In my opinion, a much more elegant approach would be the one that does the shift first
msw = (temp >> 32) & 0xFFFFFFFF;
lsw = temp & 0xFFFFFFFF;
at least because it uses the same "magic" bit-mask constant every time.
Now, if your target type is unsigned and already has the desired bit-width, masking becomes completely unnecesary
msw = temp >> 32;
lsw = temp;
Yes, that should work. When you're retrieving the msw, your mask isn't really accomplishing much though -- the bits you mask to zero will be discarded when you do the shift anyway. Personally, I'd probably use something like this:
uint32_t lsw = -1, msw = -1;
lsw &= temp;
msw &= temp >> 32;
Of course, to produce a meaningful result, temp has to be initialized, which it wasn't in your code.
Yes.
It should work.
Just a thought I would like to share, perhaps you could get around the endianess of a value by using the functions or macros found in <arpa/inet.h>, to convert the Network to Host order and vice versa, it may be said that it is more used in conjunction to sockets, but it could be used for this instance to guarantee that a value such as 0xABCD from another processor is still 0xABCD on the Intel x86, instead of resorting to hand-coded custom functions to deal with the endian architecture....?!
Edit: Here's an article about Endianess on CodeProject and the author developed macros to deal with 64-bit values.
Hope this helps,
Best regards,
Tom.
Endianness is about memory layout. Shifting is about bits (and bit layout). Word significance is about bit layout, not memory layout. So endianness has nothing to do with word significance.
I think what you are saying is quite true, but where does this get you?

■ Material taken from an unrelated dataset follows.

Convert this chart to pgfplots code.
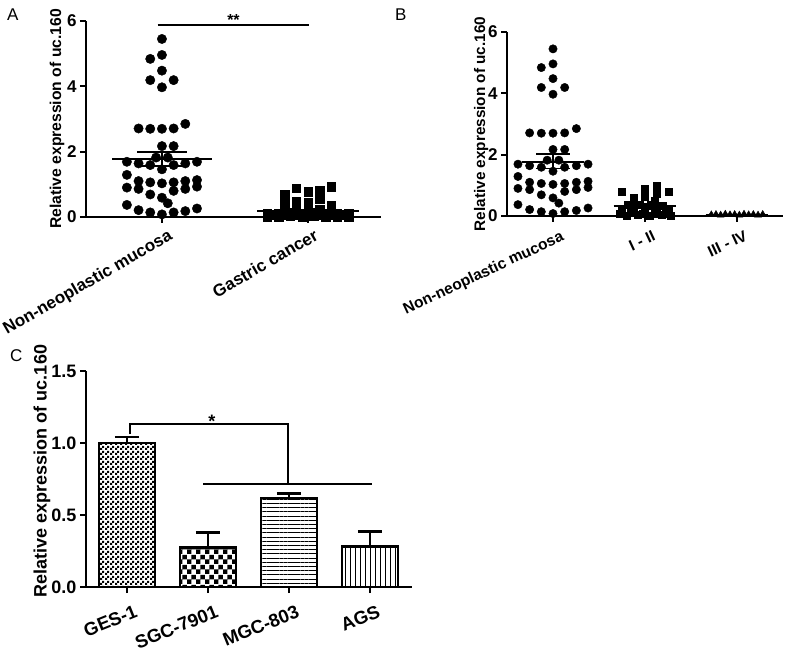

If you have some literal values hanging around, then you know which end is which. But if you find yourself with values that have come from outside the program, then you can't be sure, unless they have been encoded in some way.
In addition to the other responses, I shall add that you should not worry about endianness in C. Endianness trouble comes only from looking at some bytes under a different type than what was used to write those bytes in the first place. When you do that, you are very close to have aliasing issues, which means that your code may break when using another compiler or another optimization flag.
As long as you do not try to do such trans-type accesses, your code should be endian-neutral, and run flawlessly on both little-endian and big-endian architectures. Or, in other words, if you have endianness issues, then other kinds of bigger trouble are also lurking nearby.